→ WHAT YOU SHOULD DO
Output the material exactly, but drop every image it holds.

→ PROVIDED MATERIAL

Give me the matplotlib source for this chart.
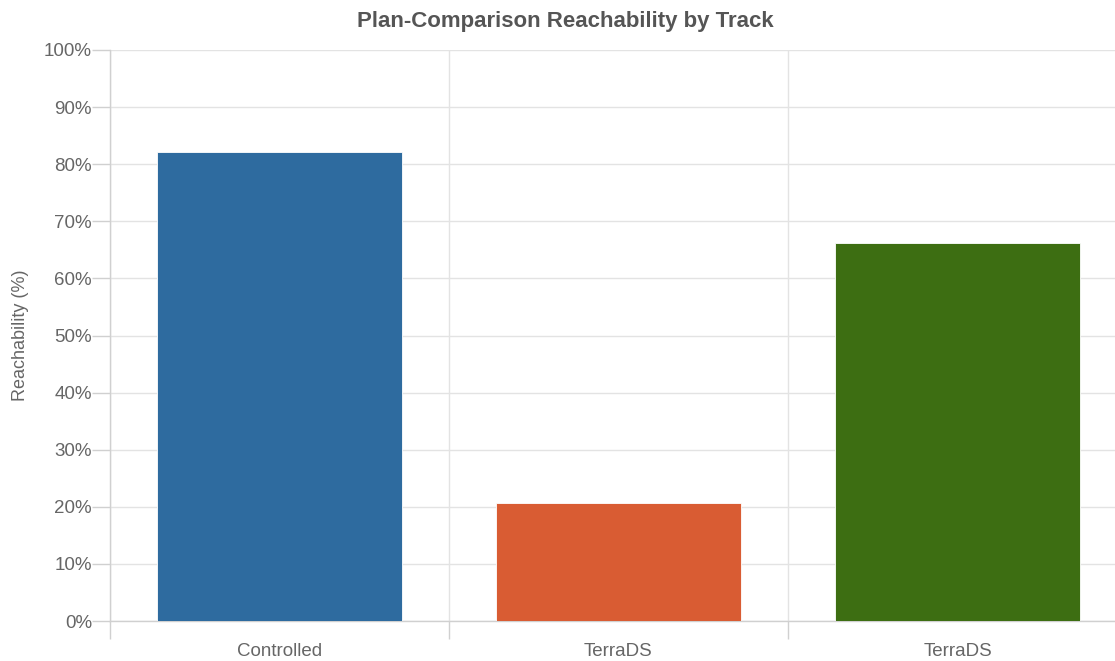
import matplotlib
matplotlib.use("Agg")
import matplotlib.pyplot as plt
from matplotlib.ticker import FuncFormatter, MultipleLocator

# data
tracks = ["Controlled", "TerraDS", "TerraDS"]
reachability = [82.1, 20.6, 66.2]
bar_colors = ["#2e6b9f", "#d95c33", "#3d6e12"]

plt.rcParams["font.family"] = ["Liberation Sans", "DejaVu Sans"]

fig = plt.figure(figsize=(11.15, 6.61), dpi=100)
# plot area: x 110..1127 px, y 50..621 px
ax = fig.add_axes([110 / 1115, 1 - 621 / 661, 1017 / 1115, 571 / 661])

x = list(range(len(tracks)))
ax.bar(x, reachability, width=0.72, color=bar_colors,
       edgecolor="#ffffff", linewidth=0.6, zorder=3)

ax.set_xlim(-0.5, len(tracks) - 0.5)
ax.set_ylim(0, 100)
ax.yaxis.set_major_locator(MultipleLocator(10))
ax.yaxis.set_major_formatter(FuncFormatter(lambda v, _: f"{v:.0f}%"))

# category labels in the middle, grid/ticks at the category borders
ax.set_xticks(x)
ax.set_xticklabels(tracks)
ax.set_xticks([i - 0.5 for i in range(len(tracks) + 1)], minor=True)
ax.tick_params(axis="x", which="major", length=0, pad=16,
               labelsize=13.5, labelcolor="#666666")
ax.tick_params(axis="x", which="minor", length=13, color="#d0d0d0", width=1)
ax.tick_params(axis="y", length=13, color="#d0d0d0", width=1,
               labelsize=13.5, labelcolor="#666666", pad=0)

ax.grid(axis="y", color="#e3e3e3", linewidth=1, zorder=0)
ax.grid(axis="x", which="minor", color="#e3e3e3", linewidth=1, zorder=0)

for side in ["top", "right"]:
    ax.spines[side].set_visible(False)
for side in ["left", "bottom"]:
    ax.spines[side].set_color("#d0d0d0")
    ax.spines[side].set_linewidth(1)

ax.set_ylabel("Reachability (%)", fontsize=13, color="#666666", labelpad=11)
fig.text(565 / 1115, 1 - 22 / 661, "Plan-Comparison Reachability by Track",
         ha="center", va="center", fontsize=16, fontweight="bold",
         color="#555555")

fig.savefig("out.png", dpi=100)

→ SOLVED PROBLEM
Give me the matplotlib source for this chart.
import matplotlib
matplotlib.use("Agg")
import matplotlib.pyplot as plt
from matplotlib.ticker import FuncFormatter, MultipleLocator

# data
tracks = ["Controlled", "TerraDS", "TerraDS"]
reachability = [82.1, 20.6, 66.2]
bar_colors = ["#2e6b9f", "#d95c33", "#3d6e12"]

plt.rcParams["font.family"] = ["Liberation Sans", "DejaVu Sans"]

fig = plt.figure(figsize=(11.15, 6.61), dpi=100)
# plot area: x 110..1127 px, y 50..621 px
ax = fig.add_axes([110 / 1115, 1 - 621 / 661, 1017 / 1115, 571 / 661])

x = list(range(len(tracks)))
ax.bar(x, reachability, width=0.72, color=bar_colors,
       edgecolor="#ffffff", linewidth=0.6, zorder=3)

ax.set_xlim(-0.5, len(tracks) - 0.5)
ax.set_ylim(0, 100)
ax.yaxis.set_major_locator(MultipleLocator(10))
ax.yaxis.set_major_formatter(FuncFormatter(lambda v, _: f"{v:.0f}%"))

# category labels in the middle, grid/ticks at the category borders
ax.set_xticks(x)
ax.set_xticklabels(tracks)
ax.set_xticks([i - 0.5 for i in range(len(tracks) + 1)], minor=True)
ax.tick_params(axis="x", which="major", length=0, pad=16,
               labelsize=13.5, labelcolor="#666666")
ax.tick_params(axis="x", which="minor", length=13, color="#d0d0d0", width=1)
ax.tick_params(axis="y", length=13, color="#d0d0d0", width=1,
               labelsize=13.5, labelcolor="#666666", pad=0)

ax.grid(axis="y", color="#e3e3e3", linewidth=1, zorder=0)
ax.grid(axis="x", which="minor", color="#e3e3e3", linewidth=1, zorder=0)

for side in ["top", "right"]:
    ax.spines[side].set_visible(False)
for side in ["left", "bottom"]:
    ax.spines[side].set_color("#d0d0d0")
    ax.spines[side].set_linewidth(1)

ax.set_ylabel("Reachability (%)", fontsize=13, color="#666666", labelpad=11)
fig.text(565 / 1115, 1 - 22 / 661, "Plan-Comparison Reachability by Track",
         ha="center", va="center", fontsize=16, fontweight="bold",
         color="#555555")

fig.savefig("out.png", dpi=100)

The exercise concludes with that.